The North Toronto resident says scat singing, a form of vocal improvisation that uses nonsensical syllables to imitate instruments, was his introduction to his life’s passion: jazz.

And it’s what led him to produce his debut CD, S’cat Got My Tongue, in 2009.

“I have to approach the music the same way a saxophone player would or a trumpet player would,” the 28-year-old says as he prepares to take the stage at a local pub in celebration of the digital release of his album.

“It’s like speaking the jazz language. In order to speak a language, you have to immerse yourself in it. Eventually, I just kind of developed a vocabulary.

“The thing is, it takes time.”

For Dagan, that’s meant about 10 years on the scene, playing gigs wherever he could, and studying the greats — local and international, past and present.

As influences Dagan cites Louie Armstrong, Ella Fitzgerald, Billie Holiday and Anita O’Day, whom Dagan had the chance to meet in Toronto and New York before her passing in 2006.

His debut CD reflects his love and respect for swing and bebop jazz in particular, as he tries his hand at standards like “Swinging On a Star” and “Here’s That Rainy Day”.

Dagan wrote the title track.

The road to where he is today started at 4 in Israel, where Dagan was born. He asked his non-musical parents for piano lessons.

In 1989, Dagan’s family immigrated to Canada, settling in North York. By 16, Dagan says, he had all but lost interest in tickling the ivories.

“I was really only doing it because my parents wanted me to,” he says.

In high school Dagan developed a love for the written word, leading him to study English at the University of Toronto. His heart soon led him back to music.

“I bought this CD at Chapters, Ella Live in Berlin, and it was the live aspect of the jazz that really got me into it,” he says. “And it was the scat singing, for sure.”

Studying with music teacher Bob Mover, Dagan learned about song form and improvisation – the core of jazz, he says.

“That’s what I love about it the most,” says Dagan. “The fact that you can sing the same song every night and it’ll be different.”

Dagan continued to hone his craft, studying classical and jazz at York University and Humber College.

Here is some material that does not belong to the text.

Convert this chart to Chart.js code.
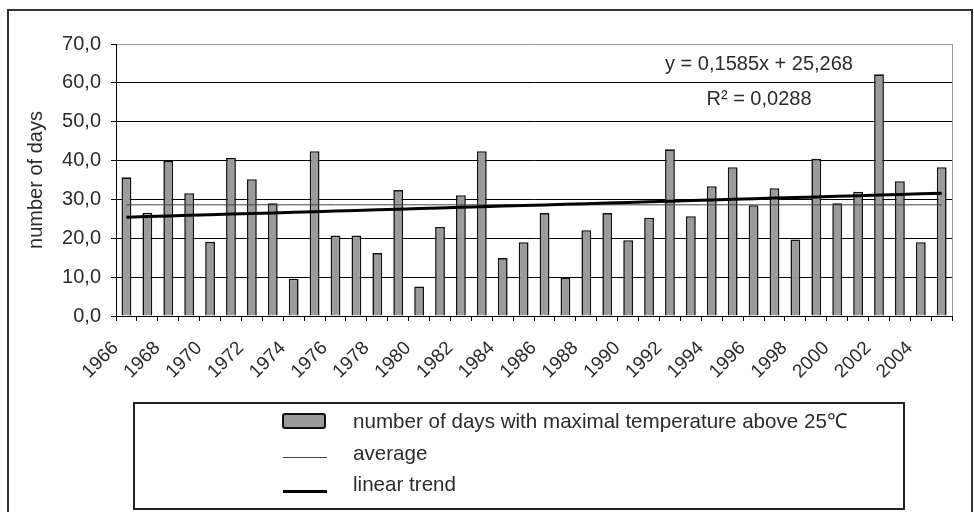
<!DOCTYPE html>
<html>
<head>
<meta charset="utf-8">
<title>Days with maximal temperature above 25°C, 1966–2005</title>
<script src="https://cdn.jsdelivr.net/npm/chart.js@4.4.1/dist/chart.umd.min.js"></script>
<style>
  html, body { margin: 0; padding: 0; background: #ffffff; }
  #wrap { width: 974px; height: 512px; position: relative; }
</style>
</head>
<body>
<div id="wrap"><canvas id="chart" width="974" height="512"></canvas></div>
<script>
// Years on the category axis
const years = [
  '1966', '1967', '1968', '1969', '1970', '1971', '1972', '1973', '1974', '1975',
  '1976', '1977', '1978', '1979', '1980', '1981', '1982', '1983', '1984', '1985',
  '1986', '1987', '1988', '1989', '1990', '1991', '1992', '1993', '1994', '1995',
  '1996', '1997', '1998', '1999', '2000', '2001', '2002', '2003', '2004', '2005'
];

// Number of days per year with maximal temperature above 25 °C
const daysAbove25 = [
  35.7, 26.6, 39.9, 31.6, 19.1, 40.7, 35.2, 29.0,  9.6, 42.4,
  20.7, 20.7, 16.2, 32.4,  7.6, 22.9, 31.1, 42.4, 14.9, 19.0,
  26.5,  9.8, 22.1, 26.5, 19.5, 25.3, 42.9, 25.7, 33.4, 38.3,
  28.5, 32.9, 19.7, 40.5, 29.0, 32.0, 62.2, 34.7, 19.0, 38.3
];

// Value-axis ticks
const yTicks = [0, 10, 20, 30, 40, 50, 60, 70];

// Linear trend as fitted: y = 0,1585x + 25,268 (x = 1 for the first year)
const trendSlope = 0.1585;
const trendIntercept = 25.268;
const trendText = ['y = 0,1585x + 25,268', 'R\u00B2 = 0,0288'];

// Series labels
const seriesLabels = [
  'number of days with maximal temperature above 25\u2103',
  'average',
  'linear trend'
];

const averageValue = daysAbove25.reduce((a, b) => a + b, 0) / daysAbove25.length;
const averageLine = years.map(() => averageValue);
const trendLine = years.map((_, i) => trendIntercept + trendSlope * (i + 1));

const FONT = "'Liberation Sans', Arial, sans-serif";
const TEXT = '#2b2b2b';

Chart.defaults.font.family = FONT;
Chart.defaults.color = TEXT;

const fmt = v => Number(v).toFixed(1).replace('.', ',');

// Thin gray right edge of the plot area and the outer frame of the figure
const framePlugin = {
  id: 'frame',
  beforeDatasetsDraw(chart) {
    const { ctx, chartArea: a } = chart;
    ctx.save();
    ctx.strokeStyle = '#9a9a9a';
    ctx.lineWidth = 1;
    ctx.beginPath();
    ctx.moveTo(Math.round(a.right) + 0.5, a.top);
    ctx.lineTo(Math.round(a.right) + 0.5, a.bottom);
    ctx.stroke();
    ctx.restore();
  },
  afterDraw(chart) {
    const { ctx } = chart;
    ctx.save();
    ctx.strokeStyle = '#333';
    ctx.lineWidth = 2;
    ctx.strokeRect(8, 10, 964, 520);
    ctx.restore();
  }
};

// Trend equation written above the bars
const equationPlugin = {
  id: 'equation',
  afterDatasetsDraw(chart) {
    const { ctx } = chart;
    ctx.save();
    ctx.font = '20px ' + FONT;
    ctx.fillStyle = TEXT;
    ctx.textAlign = 'center';
    ctx.textBaseline = 'alphabetic';
    ctx.fillText(trendText[0], 759, 70);
    ctx.fillText(trendText[1], 759, 105);
    ctx.restore();
  }
};

// Boxed legend below the axis, drawn from the dataset styles
const boxLegendPlugin = {
  id: 'boxLegend',
  afterDraw(chart) {
    const { ctx } = chart;
    const ds = chart.data.datasets;
    ctx.save();
    ctx.strokeStyle = '#222';
    ctx.lineWidth = 2;
    ctx.strokeRect(134, 403, 770, 106);

    const markX = 283, markW = 44, textX = 353;
    const baselines = [428, 460, 491];
    ctx.font = '20.6px ' + FONT;
    ctx.textAlign = 'left';
    ctx.textBaseline = 'alphabetic';

    ds.forEach((d, i) => {
      const b = baselines[i];
      if (d.type === 'bar') {
        ctx.fillStyle = d.backgroundColor;
        ctx.strokeStyle = d.borderColor;
        ctx.lineWidth = 2;
        ctx.beginPath();
        ctx.roundRect(markX, b - 14, markW - 2, 14, 2);
        ctx.fill();
        ctx.stroke();
      } else {
        ctx.strokeStyle = d.borderColor;
        ctx.lineWidth = d.borderWidth;
        ctx.beginPath();
        // odd widths sit on half pixels so the sample line stays crisp
        const ly = (i === 1 ? b - 3 : b) + (d.borderWidth % 2 ? 0.5 : 0);
        ctx.moveTo(markX, ly);
        ctx.lineTo(markX + markW, ly);
        ctx.stroke();
      }
      ctx.fillStyle = TEXT;
      ctx.fillText(d.label, textX, b);
    });
    ctx.restore();
  }
};

new Chart(document.getElementById('chart'), {
  data: {
    labels: years,
    datasets: [
      {
        type: 'bar',
        label: seriesLabels[0],
        data: daysAbove25,
        backgroundColor: '#9b9b9b',
        borderColor: '#111',
        borderWidth: 1.6,
        barPercentage: 0.47,
        categoryPercentage: 1,
        order: 3
      },
      {
        type: 'line',
        label: seriesLabels[1],
        data: averageLine,
        borderColor: '#444',
        borderWidth: 1,
        pointRadius: 0,
        tension: 0,
        order: 2
      },
      {
        type: 'line',
        label: seriesLabels[2],
        data: trendLine,
        borderColor: '#000',
        borderWidth: 3,
        pointRadius: 0,
        tension: 0,
        order: 1
      }
    ]
  },
  options: {
    responsive: false,
    devicePixelRatio: 1,
    animation: false,
    events: [],
    layout: { padding: { left: 10, right: 13, top: 44, bottom: 126 } },
    plugins: {
      legend: { display: false },
      tooltip: { enabled: false },
      title: { display: false }
    },
    scales: {
      x: {
        type: 'category',
        offset: true,
        grid: {
          offset: true,
          drawOnChartArea: false,
          drawTicks: true,
          tickLength: 5,
          tickColor: '#000'
        },
        border: { display: true, color: '#000', width: 1 },
        ticks: {
          autoSkip: false,
          maxRotation: 45,
          minRotation: 45,
          padding: 16,
          labelOffset: -11,
          color: TEXT,
          font: { size: 19, family: FONT },
          callback: (v, i) => (i % 2 === 0 ? years[i] : '')
        },
        afterFit(scale) { scale.height = 70; }
      },
      y: {
        min: 0,
        max: 70,
        afterBuildTicks(scale) { scale.ticks = yTicks.map(v => ({ value: v })); },
        grid: {
          color: c => (c.tick && c.tick.value === 70 ? '#9a9a9a' : '#000'),
          lineWidth: 1,
          drawTicks: true,
          tickLength: 5,
          tickColor: '#000'
        },
        border: { display: true, color: '#000', width: 1 },
        ticks: {
          padding: 10,
          color: TEXT,
          font: { size: 20, family: FONT },
          callback: v => fmt(v)
        },
        title: {
          display: true,
          text: 'number of days',
          color: TEXT,
          font: { size: 20, family: FONT },
          padding: { top: 14, bottom: 0 }
        },
        afterFit(scale) { scale.width = 106; }
      }
    }
  },
  plugins: [framePlugin, equationPlugin, boxLegendPlugin]
});
</script>
</body>
</html>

Dagan says making an album was a necessary step in his evolution not only as a vocalist but a performer.

“Most of my motivation comes from an audience and live performance so it seemed very strange to me to go into a studio and not have an audience,” he says.

“But the reason I wanted to do it is because it’s the mark of being a professional and it’s the only way you can really get to do more performing.”

Though it can be tough to make it in the music industry — much less with a genre of music that some say reached the pinnacle of its popularity 40 years before Dagan was born — he says jazz music’s appeal is timeless.

“There’s lots of times where I feel I can’t believe I do this, like this is insane, what kind of life did I choose?

“And always, as soon as I get up there and I’m making music, I have no doubt in my mind that this is what I should be doing.”